The pros and cons of dollarization
Dollarization advantages
- The adoption of dollars is one way to get out of hyperinflation. That will slowly lead to more stable prices.
- Full dollarization avoids currency crises. That helps reduce the sovereign risk premium. As the risk premium falls, it leads to lower interest rates and higher investment.
- Dollarization facilitates trade growth. It reduces the costs of trade transactions between the adopting country and other countries that use the same currency.
- The U.S. dollar adoption is useful if it helps take advantage of economies of scale in monetary policy. I mean, the adopting country saves resources because supply is determined by the issuing country, the United States of America.
Weakness of dollarization
First, adopting foreign currency eliminates independence in making monetary policy.
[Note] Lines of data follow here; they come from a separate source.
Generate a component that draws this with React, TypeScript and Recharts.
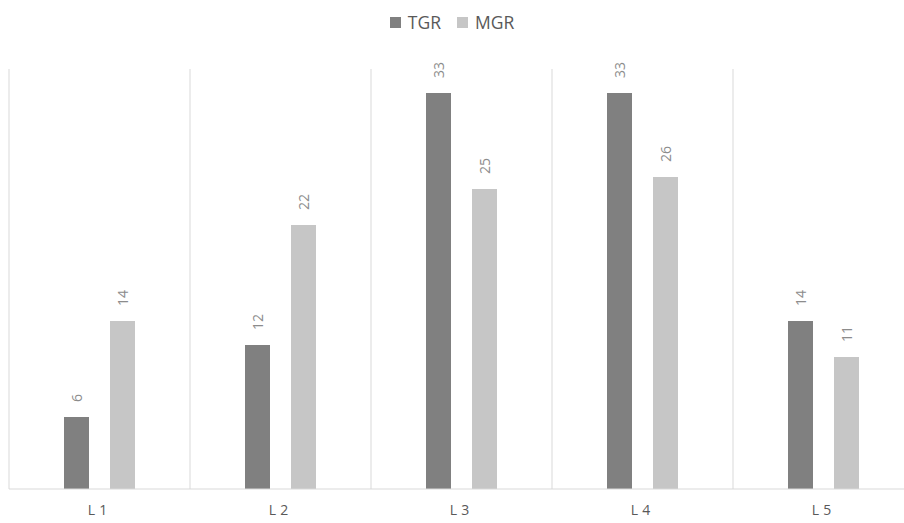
import { BarChart, Bar, XAxis, YAxis, CartesianGrid, Legend, LabelList } from 'recharts'

const levels = ['L1', 'L2', 'L3', 'L4', 'L5']
const tgr = [6, 12, 33, 33, 14]
const mgr = [14, 22, 25, 26, 11]
const seriesNames = ['TGR', 'MGR']
const seriesColors = ['#808080', '#c6c6c6']

const data = levels.map((name, i) => ({ name, TGR: tgr[i], MGR: mgr[i] }))

const font = '"Open Sans", "Segoe UI", sans-serif'

document.body.style.margin = '0'
document.body.style.overflow = 'hidden'

// value text stood on end above each bar
const RotatedLabel = (props: any) => {
  const { x, y, width, value } = props
  const cx = x + width / 2
  const cy = y - 15
  return (
    <text x={cx} y={cy} transform={`rotate(-90, ${cx}, ${cy})`} textAnchor="start" dominantBaseline="central"
      fill="#8c8c8c" fontSize={14} fontFamily={font}>
      {value}
    </text>
  )
}

// grid lines on the category boundaries rather than the centres
const boundaryLines = ({ offset }: any) =>
  Array.from({ length: levels.length + 1 }, (_, i) => offset.left + (i * offset.width) / levels.length)

const SeriesLegend = () => (
  <div style={{ display: 'flex', justifyContent: 'center', gap: 16, fontSize: 17.5, color: '#595959', lineHeight: '20px' }}>
    {seriesNames.map((n, i) => (
      <span key={n} style={{ display: 'flex', alignItems: 'center' }}>
        <span style={{ width: 11, height: 11, background: seriesColors[i], marginRight: 7, display: 'inline-block' }} />
        {n}
      </span>
    ))}
  </div>
)

export default function App() {
  return (
    <div style={{ position: 'fixed', left: 0, top: 0, width: 904, height: 523, overflow: 'hidden', background: '#fff', fontFamily: font }}>
      <BarChart width={920} height={523} data={data} margin={{ top: 49, right: 6, left: 9, bottom: 4 }}
        barCategoryGap={55} barGap={21}>
        <CartesianGrid horizontal={false} stroke="#d9d9d9" verticalCoordinatesGenerator={boundaryLines} />
        <XAxis dataKey="name" tickLine={false} axisLine={{ stroke: '#d9d9d9' }} tickMargin={10}
          tick={{ fill: '#595959', fontSize: 14, letterSpacing: 4 }} />
        <YAxis hide domain={[0, 35]} />
        <Legend verticalAlign="top" content={SeriesLegend} wrapperStyle={{ top: 12, left: 0, width: 904 }} />
        <Bar dataKey="TGR" fill={seriesColors[0]} isAnimationActive={false}>
          <LabelList dataKey="TGR" content={RotatedLabel} />
        </Bar>
        <Bar dataKey="MGR" fill={seriesColors[1]} isAnimationActive={false}>
          <LabelList dataKey="MGR" content={RotatedLabel} />
        </Bar>
      </BarChart>
    </div>
  )
}
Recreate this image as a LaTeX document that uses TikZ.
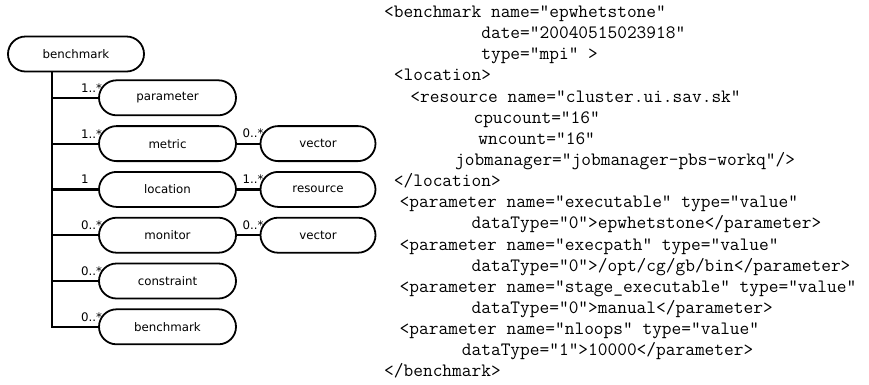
\documentclass[tikz,border=0pt]{standalone}
\usepackage{fontspec}
\newfontfamily\diagfont{DejaVu Sans}
\usetikzlibrary{positioning}

\newcommand{\ind}[1]{\hspace*{#1\fontcharwd\font`x}}

\begin{document}
\begin{tikzpicture}
    [
        x=1pt, y=-1pt,
        node distance=45.8pt and 150.5pt, on grid,
        elem/.style={rectangle, rounded corners=17.5pt, draw=black, line width=1.8pt, minimum height=35pt, minimum width=137pt, font=\diagfont\fontsize{11.8}{14}\selectfont},
        leaf/.style={elem, minimum width=115pt},
        link/.style={line width=2.2pt, color=black},
        mult/.style={anchor=south west, inner sep=0pt, xshift=-18pt, yshift=4.5pt, font=\diagfont\fontsize{11.8}{14}\selectfont},
        code/.style={anchor=north west, align=left, inner sep=0pt, font=\fontsize{18.86}{21.15}\selectfont\ttfamily},
    ]
        \useasboundingbox (0,0) rectangle (869,384);
        % schema tree
        \node[elem, minimum width=136pt] (root) at (76,54) {benchmark} ;
        \node[elem] (parameter) at (167.5,97.8) {parameter} ;
        \node[elem] (metric) [below = of parameter] {metric} ;
        \node[elem] (location) [below = of metric] {location} ;
        \node[elem] (monitor) [below = of location] {monitor} ;
        \node[elem] (constraint) [below = of monitor] {constraint} ;
        \node[elem] (subbench) [below = of constraint] {benchmark} ;
        \node[leaf] (mvector) [right = of metric] {vector} ;
        \node[leaf] (resource) [right = of location] {resource} ;
        \node[leaf] (nvector) [right = of monitor] {vector} ;
        \coordinate (trunk) at ([xshift=-24pt]root.south) ;
        \draw[link] (trunk) |- (parameter.west) node[mult, pos=1] {1..*} ;
        \draw[link] (trunk) |- (metric.west) node[mult, pos=1] {1..*} ;
        \draw[link] (trunk) |- (location.west) node[mult, pos=1] {1} ;
        \draw[link] (trunk) |- (monitor.west) node[mult, pos=1] {0..*} ;
        \draw[link] (trunk) |- (constraint.west) node[mult, pos=1] {0..*} ;
        \draw[link] (trunk) |- (subbench.west) node[mult, pos=1] {0..*} ;
        \draw[link] (metric) -- (mvector) node[mult, pos=1] {0..*} ;
        \draw[link] (location) -- (resource) node[mult, pos=1] {1..*} ;
        \draw[link] (monitor) -- (nvector) node[mult, pos=1] {0..*} ;
        % xml instance
        \node[code] (xml) at (384,5.5) {<benchmark name="epwhetstone"\\
\ind{10}date="20040515023918"\\
\ind{10}type="mpi" >\\
\ind{1}<location>\\
\ind{2.7}<resource name="cluster.ui.sav.sk"\\
\ind{9.2}cpucount="16"\\
\ind{9.7}wncount="16"\\
\ind{7.3}jobmanager="jobmanager-pbs-workq"/>\\
\ind{1}</location>\\
\ind{1.6}<parameter name="executable" type="value"\\
\ind{9}dataType="0">epwhetstone</parameter>\\
\ind{1.6}<parameter name="execpath" type="value"\\
\ind{9}dataType="0">/opt/cg/gb/bin</parameter>\\
\ind{1.6}<parameter name="stage\_executable" type="value"\\
\ind{9}dataType="0">manual</parameter>\\
\ind{1.6}<parameter name="nloops" type="value"\\
\ind{8}dataType="1">10000</parameter>\\
</benchmark>} ;
\end{tikzpicture}
\end{document}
These countries effectively outsource their monetary policy to the U.S. Federal Reserve, determining the money supply and the U.S. dollar value.
As a result, U.S. monetary policy will affect the country’s economy. Of course, U.S. monetary policy is in the interests of the U.S. economy and not in the countries’ interests adopting the dollar.
Due to the adoption of foreign currency, the monetary authority is not responsible for money creation.
Second, the interest rate channel is ineffective as a monetary tool. Say, central banks in adopting countries lower interest rates to stimulate the economy. The decline in interest rates has no impact on the economy. Even though interest rates fell, it did not increase the amount of U.S. dollars in circulation. Only the U.S. central bank can do this.
Third, dollarization has no effect on the adopting country’s creditworthiness. Thus, the U.S. dollar interest rate in that country will not be the same as the U.S. dollar interest rate in the United States.
Fourth, the domestic monetary authority no longer generates seigniorage income because it does not issue currency.